Data items |

********

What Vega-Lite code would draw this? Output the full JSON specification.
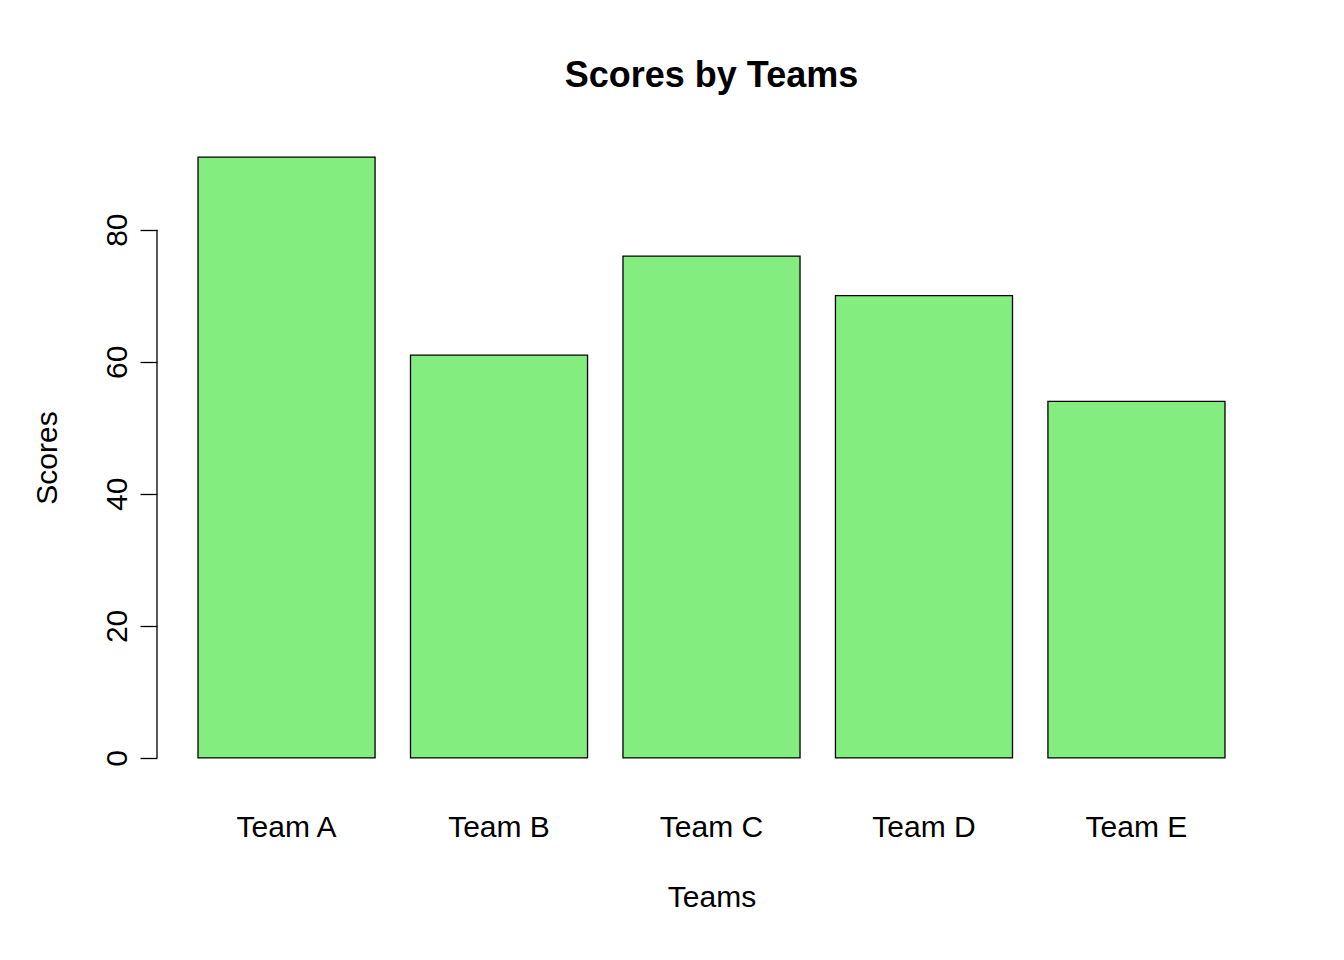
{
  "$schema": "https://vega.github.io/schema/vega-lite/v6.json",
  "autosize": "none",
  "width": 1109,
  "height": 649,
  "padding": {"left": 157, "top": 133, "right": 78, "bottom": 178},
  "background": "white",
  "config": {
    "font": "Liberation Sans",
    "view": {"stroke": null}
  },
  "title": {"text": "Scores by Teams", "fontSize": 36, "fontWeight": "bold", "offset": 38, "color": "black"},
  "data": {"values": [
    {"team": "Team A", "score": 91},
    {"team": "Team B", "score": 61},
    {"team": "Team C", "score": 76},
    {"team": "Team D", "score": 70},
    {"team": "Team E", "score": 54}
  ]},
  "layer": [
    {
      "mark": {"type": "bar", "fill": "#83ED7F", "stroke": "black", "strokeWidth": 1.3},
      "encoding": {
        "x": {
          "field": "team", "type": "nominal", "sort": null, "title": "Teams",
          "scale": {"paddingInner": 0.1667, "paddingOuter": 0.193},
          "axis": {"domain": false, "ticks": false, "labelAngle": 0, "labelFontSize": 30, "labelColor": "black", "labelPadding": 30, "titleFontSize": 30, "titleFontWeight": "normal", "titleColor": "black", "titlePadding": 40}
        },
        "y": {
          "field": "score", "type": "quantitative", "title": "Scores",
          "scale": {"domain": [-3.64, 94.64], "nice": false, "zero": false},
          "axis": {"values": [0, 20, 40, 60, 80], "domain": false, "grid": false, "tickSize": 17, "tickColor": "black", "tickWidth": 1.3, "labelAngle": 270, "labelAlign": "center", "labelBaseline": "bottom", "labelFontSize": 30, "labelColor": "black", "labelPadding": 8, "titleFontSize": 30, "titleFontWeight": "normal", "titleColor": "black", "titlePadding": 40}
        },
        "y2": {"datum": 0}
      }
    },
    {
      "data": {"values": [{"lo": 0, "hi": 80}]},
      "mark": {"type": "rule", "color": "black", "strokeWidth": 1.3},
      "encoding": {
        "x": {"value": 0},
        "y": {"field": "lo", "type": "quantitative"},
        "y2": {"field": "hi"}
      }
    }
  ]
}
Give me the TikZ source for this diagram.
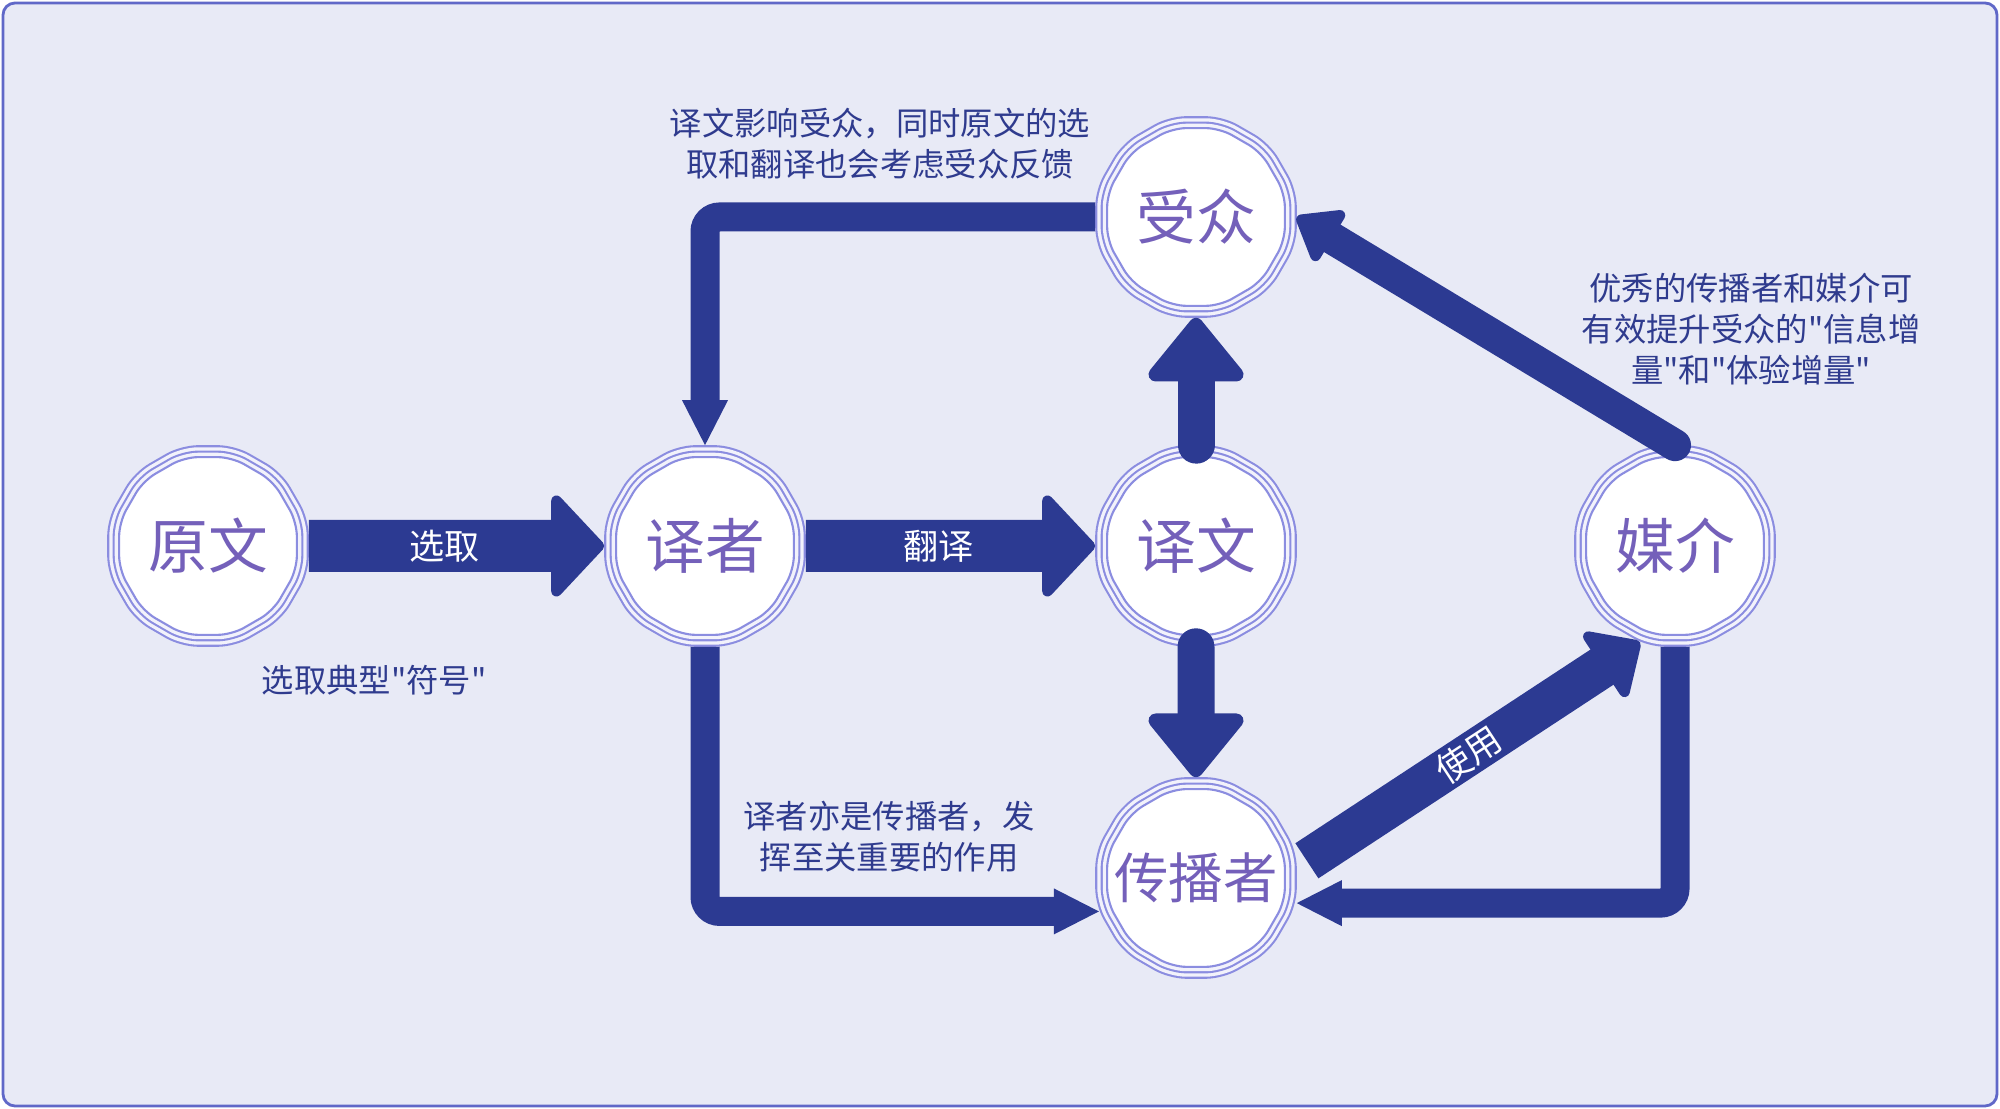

********

TO DO |
Repeat each entry precisely as it appears. Leave the pictures out.

EXERCISE SOLUTION |
What Vega-Lite code would draw this? Output the full JSON specification.
{
  "$schema": "https://vega.github.io/schema/vega-lite/v6.json",
  "autosize": "none",
  "width": 1109,
  "height": 649,
  "padding": {"left": 157, "top": 133, "right": 78, "bottom": 178},
  "background": "white",
  "config": {
    "font": "Liberation Sans",
    "view": {"stroke": null}
  },
  "title": {"text": "Scores by Teams", "fontSize": 36, "fontWeight": "bold", "offset": 38, "color": "black"},
  "data": {"values": [
    {"team": "Team A", "score": 91},
    {"team": "Team B", "score": 61},
    {"team": "Team C", "score": 76},
    {"team": "Team D", "score": 70},
    {"team": "Team E", "score": 54}
  ]},
  "layer": [
    {
      "mark": {"type": "bar", "fill": "#83ED7F", "stroke": "black", "strokeWidth": 1.3},
      "encoding": {
        "x": {
          "field": "team", "type": "nominal", "sort": null, "title": "Teams",
          "scale": {"paddingInner": 0.1667, "paddingOuter": 0.193},
          "axis": {"domain": false, "ticks": false, "labelAngle": 0, "labelFontSize": 30, "labelColor": "black", "labelPadding": 30, "titleFontSize": 30, "titleFontWeight": "normal", "titleColor": "black", "titlePadding": 40}
        },
        "y": {
          "field": "score", "type": "quantitative", "title": "Scores",
          "scale": {"domain": [-3.64, 94.64], "nice": false, "zero": false},
          "axis": {"values": [0, 20, 40, 60, 80], "domain": false, "grid": false, "tickSize": 17, "tickColor": "black", "tickWidth": 1.3, "labelAngle": 270, "labelAlign": "center", "labelBaseline": "bottom", "labelFontSize": 30, "labelColor": "black", "labelPadding": 8, "titleFontSize": 30, "titleFontWeight": "normal", "titleColor": "black", "titlePadding": 40}
        },
        "y2": {"datum": 0}
      }
    },
    {
      "data": {"values": [{"lo": 0, "hi": 80}]},
      "mark": {"type": "rule", "color": "black", "strokeWidth": 1.3},
      "encoding": {
        "x": {"value": 0},
        "y": {"field": "lo", "type": "quantitative"},
        "y2": {"field": "hi"}
      }
    }
  ]
}
Give me the TikZ source for this diagram.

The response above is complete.